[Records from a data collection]
* * * * * * *
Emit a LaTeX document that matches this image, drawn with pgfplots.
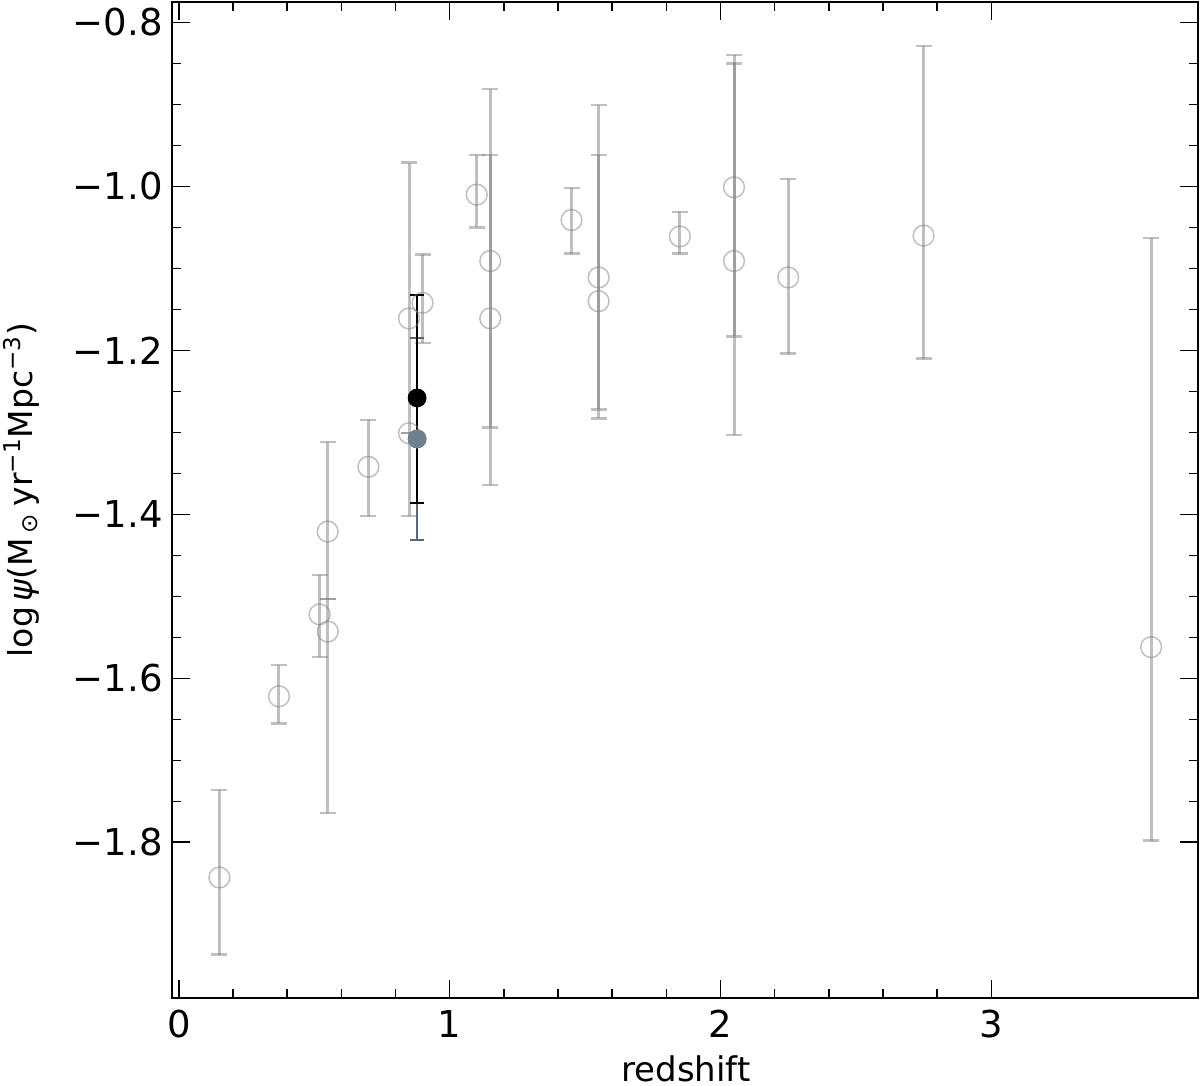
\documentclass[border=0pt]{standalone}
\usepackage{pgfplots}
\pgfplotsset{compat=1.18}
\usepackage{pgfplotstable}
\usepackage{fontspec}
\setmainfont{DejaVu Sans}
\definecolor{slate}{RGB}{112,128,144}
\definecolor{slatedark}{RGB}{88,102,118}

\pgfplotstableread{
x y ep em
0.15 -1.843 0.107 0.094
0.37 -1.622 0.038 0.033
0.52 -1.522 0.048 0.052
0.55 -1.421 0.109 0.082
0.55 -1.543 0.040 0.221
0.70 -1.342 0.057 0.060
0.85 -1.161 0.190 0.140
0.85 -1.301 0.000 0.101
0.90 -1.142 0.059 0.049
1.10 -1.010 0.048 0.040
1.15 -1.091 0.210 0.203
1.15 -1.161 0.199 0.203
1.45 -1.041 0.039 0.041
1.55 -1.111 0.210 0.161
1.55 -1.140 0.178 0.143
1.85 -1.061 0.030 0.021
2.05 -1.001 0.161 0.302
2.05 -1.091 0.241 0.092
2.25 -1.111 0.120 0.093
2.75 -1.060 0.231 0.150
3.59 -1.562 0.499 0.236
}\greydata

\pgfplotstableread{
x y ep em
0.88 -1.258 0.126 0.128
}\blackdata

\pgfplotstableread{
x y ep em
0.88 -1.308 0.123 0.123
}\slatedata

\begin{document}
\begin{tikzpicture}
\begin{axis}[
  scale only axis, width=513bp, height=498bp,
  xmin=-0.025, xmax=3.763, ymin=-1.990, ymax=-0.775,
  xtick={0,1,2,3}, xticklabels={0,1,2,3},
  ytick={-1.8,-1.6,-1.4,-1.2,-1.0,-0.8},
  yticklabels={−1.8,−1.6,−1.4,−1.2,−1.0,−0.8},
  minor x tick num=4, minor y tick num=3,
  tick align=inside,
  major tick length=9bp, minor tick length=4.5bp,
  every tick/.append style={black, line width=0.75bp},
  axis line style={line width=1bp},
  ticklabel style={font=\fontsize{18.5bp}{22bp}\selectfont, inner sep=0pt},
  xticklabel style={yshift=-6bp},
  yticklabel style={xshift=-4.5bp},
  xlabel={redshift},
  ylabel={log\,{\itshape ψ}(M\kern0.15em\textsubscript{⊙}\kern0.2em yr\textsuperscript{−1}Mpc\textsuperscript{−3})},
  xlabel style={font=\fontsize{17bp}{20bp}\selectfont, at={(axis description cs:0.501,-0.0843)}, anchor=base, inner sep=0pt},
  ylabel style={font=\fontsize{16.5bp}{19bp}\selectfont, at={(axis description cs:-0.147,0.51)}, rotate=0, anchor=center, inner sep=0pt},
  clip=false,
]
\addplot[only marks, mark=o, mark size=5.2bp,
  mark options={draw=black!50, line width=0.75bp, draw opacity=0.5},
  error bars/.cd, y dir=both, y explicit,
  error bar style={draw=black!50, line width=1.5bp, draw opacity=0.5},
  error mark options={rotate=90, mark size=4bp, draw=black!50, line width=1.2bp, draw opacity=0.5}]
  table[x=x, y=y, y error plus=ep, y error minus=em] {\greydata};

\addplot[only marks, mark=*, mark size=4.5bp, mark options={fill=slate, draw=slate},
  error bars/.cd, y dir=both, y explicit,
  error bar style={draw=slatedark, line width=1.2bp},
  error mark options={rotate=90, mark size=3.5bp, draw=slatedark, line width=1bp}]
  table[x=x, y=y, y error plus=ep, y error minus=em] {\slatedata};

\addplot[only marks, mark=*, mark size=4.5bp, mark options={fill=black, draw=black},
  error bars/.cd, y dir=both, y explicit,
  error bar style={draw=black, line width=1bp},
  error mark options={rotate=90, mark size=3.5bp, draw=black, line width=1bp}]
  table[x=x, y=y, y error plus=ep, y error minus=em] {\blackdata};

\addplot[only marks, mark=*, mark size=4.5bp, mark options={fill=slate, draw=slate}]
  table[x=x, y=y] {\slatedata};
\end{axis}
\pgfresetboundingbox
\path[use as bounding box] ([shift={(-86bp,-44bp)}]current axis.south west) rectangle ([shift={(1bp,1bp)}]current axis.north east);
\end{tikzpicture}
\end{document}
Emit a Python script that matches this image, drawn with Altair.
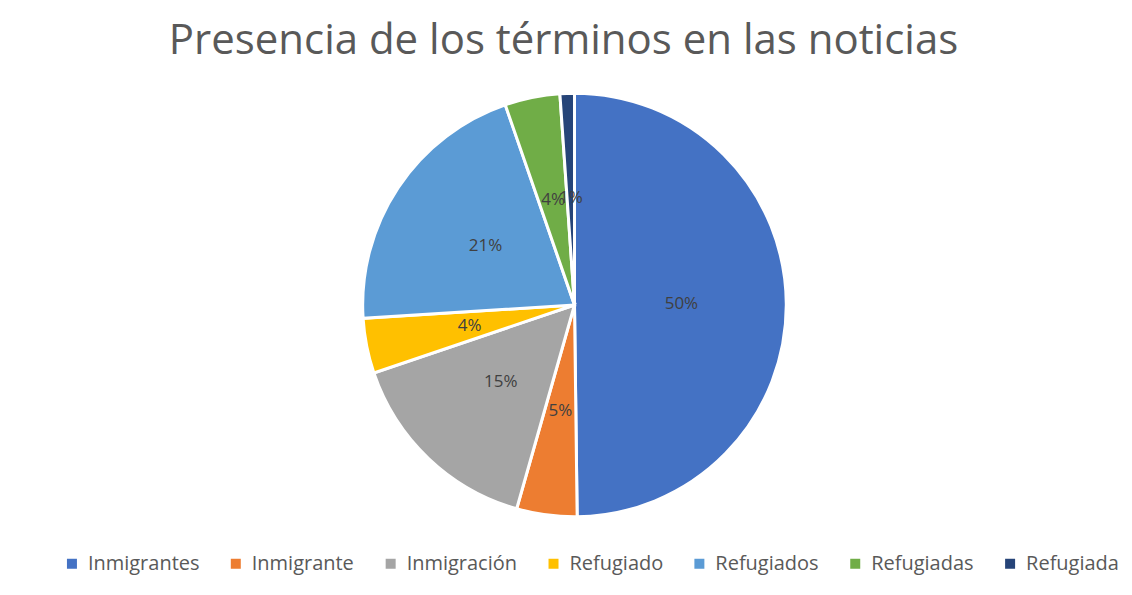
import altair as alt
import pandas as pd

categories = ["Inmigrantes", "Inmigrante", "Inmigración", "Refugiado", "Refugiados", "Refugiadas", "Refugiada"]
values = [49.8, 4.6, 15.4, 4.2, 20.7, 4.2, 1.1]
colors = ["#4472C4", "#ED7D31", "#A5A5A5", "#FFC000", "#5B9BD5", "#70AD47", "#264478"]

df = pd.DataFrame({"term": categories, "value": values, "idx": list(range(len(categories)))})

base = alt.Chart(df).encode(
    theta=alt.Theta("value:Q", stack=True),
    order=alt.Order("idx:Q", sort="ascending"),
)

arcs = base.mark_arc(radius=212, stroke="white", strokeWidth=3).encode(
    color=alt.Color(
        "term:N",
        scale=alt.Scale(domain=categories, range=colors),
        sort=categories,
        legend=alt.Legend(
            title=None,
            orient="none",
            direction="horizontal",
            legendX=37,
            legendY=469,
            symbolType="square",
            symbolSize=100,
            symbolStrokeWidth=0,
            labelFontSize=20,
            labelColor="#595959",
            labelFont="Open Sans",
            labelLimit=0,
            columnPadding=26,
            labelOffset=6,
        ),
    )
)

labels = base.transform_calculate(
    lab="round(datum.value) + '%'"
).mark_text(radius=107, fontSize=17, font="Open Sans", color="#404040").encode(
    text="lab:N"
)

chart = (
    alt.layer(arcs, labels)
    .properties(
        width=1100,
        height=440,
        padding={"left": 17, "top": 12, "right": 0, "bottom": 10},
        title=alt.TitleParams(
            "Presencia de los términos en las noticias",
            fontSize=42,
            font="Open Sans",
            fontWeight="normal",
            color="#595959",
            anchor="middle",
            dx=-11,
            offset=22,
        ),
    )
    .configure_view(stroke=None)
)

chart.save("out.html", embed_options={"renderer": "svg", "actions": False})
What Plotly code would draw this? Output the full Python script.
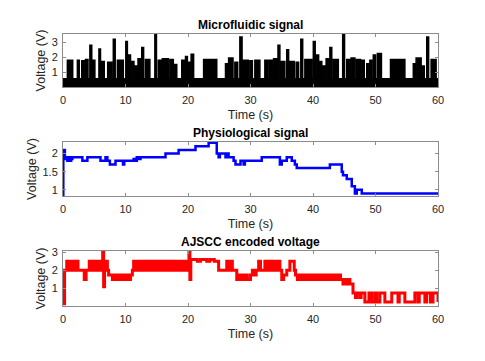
* * * * * * *
_Work to complete_
Without the pictures, reproduce every line of the records above exactly.

_Exercise response_
Emit a LaTeX document that matches this image, drawn with pgfplots.
\documentclass[border=0pt]{standalone}
\usepackage{pgfplots}
\pgfplotsset{compat=1.18}
\usepackage{pgfplotstable}
\usepackage{fontspec}
\setmainfont{DejaVu Sans}
\definecolor{slate}{RGB}{112,128,144}
\definecolor{slatedark}{RGB}{88,102,118}

\pgfplotstableread{
x y ep em
0.15 -1.843 0.107 0.094
0.37 -1.622 0.038 0.033
0.52 -1.522 0.048 0.052
0.55 -1.421 0.109 0.082
0.55 -1.543 0.040 0.221
0.70 -1.342 0.057 0.060
0.85 -1.161 0.190 0.140
0.85 -1.301 0.000 0.101
0.90 -1.142 0.059 0.049
1.10 -1.010 0.048 0.040
1.15 -1.091 0.210 0.203
1.15 -1.161 0.199 0.203
1.45 -1.041 0.039 0.041
1.55 -1.111 0.210 0.161
1.55 -1.140 0.178 0.143
1.85 -1.061 0.030 0.021
2.05 -1.001 0.161 0.302
2.05 -1.091 0.241 0.092
2.25 -1.111 0.120 0.093
2.75 -1.060 0.231 0.150
3.59 -1.562 0.499 0.236
}\greydata

\pgfplotstableread{
x y ep em
0.88 -1.258 0.126 0.128
}\blackdata

\pgfplotstableread{
x y ep em
0.88 -1.308 0.123 0.123
}\slatedata

\begin{document}
\begin{tikzpicture}
\begin{axis}[
  scale only axis, width=513bp, height=498bp,
  xmin=-0.025, xmax=3.763, ymin=-1.990, ymax=-0.775,
  xtick={0,1,2,3}, xticklabels={0,1,2,3},
  ytick={-1.8,-1.6,-1.4,-1.2,-1.0,-0.8},
  yticklabels={−1.8,−1.6,−1.4,−1.2,−1.0,−0.8},
  minor x tick num=4, minor y tick num=3,
  tick align=inside,
  major tick length=9bp, minor tick length=4.5bp,
  every tick/.append style={black, line width=0.75bp},
  axis line style={line width=1bp},
  ticklabel style={font=\fontsize{18.5bp}{22bp}\selectfont, inner sep=0pt},
  xticklabel style={yshift=-6bp},
  yticklabel style={xshift=-4.5bp},
  xlabel={redshift},
  ylabel={log\,{\itshape ψ}(M\kern0.15em\textsubscript{⊙}\kern0.2em yr\textsuperscript{−1}Mpc\textsuperscript{−3})},
  xlabel style={font=\fontsize{17bp}{20bp}\selectfont, at={(axis description cs:0.501,-0.0843)}, anchor=base, inner sep=0pt},
  ylabel style={font=\fontsize{16.5bp}{19bp}\selectfont, at={(axis description cs:-0.147,0.51)}, rotate=0, anchor=center, inner sep=0pt},
  clip=false,
]
\addplot[only marks, mark=o, mark size=5.2bp,
  mark options={draw=black!50, line width=0.75bp, draw opacity=0.5},
  error bars/.cd, y dir=both, y explicit,
  error bar style={draw=black!50, line width=1.5bp, draw opacity=0.5},
  error mark options={rotate=90, mark size=4bp, draw=black!50, line width=1.2bp, draw opacity=0.5}]
  table[x=x, y=y, y error plus=ep, y error minus=em] {\greydata};

\addplot[only marks, mark=*, mark size=4.5bp, mark options={fill=slate, draw=slate},
  error bars/.cd, y dir=both, y explicit,
  error bar style={draw=slatedark, line width=1.2bp},
  error mark options={rotate=90, mark size=3.5bp, draw=slatedark, line width=1bp}]
  table[x=x, y=y, y error plus=ep, y error minus=em] {\slatedata};

\addplot[only marks, mark=*, mark size=4.5bp, mark options={fill=black, draw=black},
  error bars/.cd, y dir=both, y explicit,
  error bar style={draw=black, line width=1bp},
  error mark options={rotate=90, mark size=3.5bp, draw=black, line width=1bp}]
  table[x=x, y=y, y error plus=ep, y error minus=em] {\blackdata};

\addplot[only marks, mark=*, mark size=4.5bp, mark options={fill=slate, draw=slate}]
  table[x=x, y=y] {\slatedata};
\end{axis}
\pgfresetboundingbox
\path[use as bounding box] ([shift={(-86bp,-44bp)}]current axis.south west) rectangle ([shift={(1bp,1bp)}]current axis.north east);
\end{tikzpicture}
\end{document}
Emit a Python script that matches this image, drawn with Altair.
import altair as alt
import pandas as pd

categories = ["Inmigrantes", "Inmigrante", "Inmigración", "Refugiado", "Refugiados", "Refugiadas", "Refugiada"]
values = [49.8, 4.6, 15.4, 4.2, 20.7, 4.2, 1.1]
colors = ["#4472C4", "#ED7D31", "#A5A5A5", "#FFC000", "#5B9BD5", "#70AD47", "#264478"]

df = pd.DataFrame({"term": categories, "value": values, "idx": list(range(len(categories)))})

base = alt.Chart(df).encode(
    theta=alt.Theta("value:Q", stack=True),
    order=alt.Order("idx:Q", sort="ascending"),
)

arcs = base.mark_arc(radius=212, stroke="white", strokeWidth=3).encode(
    color=alt.Color(
        "term:N",
        scale=alt.Scale(domain=categories, range=colors),
        sort=categories,
        legend=alt.Legend(
            title=None,
            orient="none",
            direction="horizontal",
            legendX=37,
            legendY=469,
            symbolType="square",
            symbolSize=100,
            symbolStrokeWidth=0,
            labelFontSize=20,
            labelColor="#595959",
            labelFont="Open Sans",
            labelLimit=0,
            columnPadding=26,
            labelOffset=6,
        ),
    )
)

labels = base.transform_calculate(
    lab="round(datum.value) + '%'"
).mark_text(radius=107, fontSize=17, font="Open Sans", color="#404040").encode(
    text="lab:N"
)

chart = (
    alt.layer(arcs, labels)
    .properties(
        width=1100,
        height=440,
        padding={"left": 17, "top": 12, "right": 0, "bottom": 10},
        title=alt.TitleParams(
            "Presencia de los términos en las noticias",
            fontSize=42,
            font="Open Sans",
            fontWeight="normal",
            color="#595959",
            anchor="middle",
            dx=-11,
            offset=22,
        ),
    )
    .configure_view(stroke=None)
)

chart.save("out.html", embed_options={"renderer": "svg", "actions": False})
What Plotly code would draw this? Output the full Python script.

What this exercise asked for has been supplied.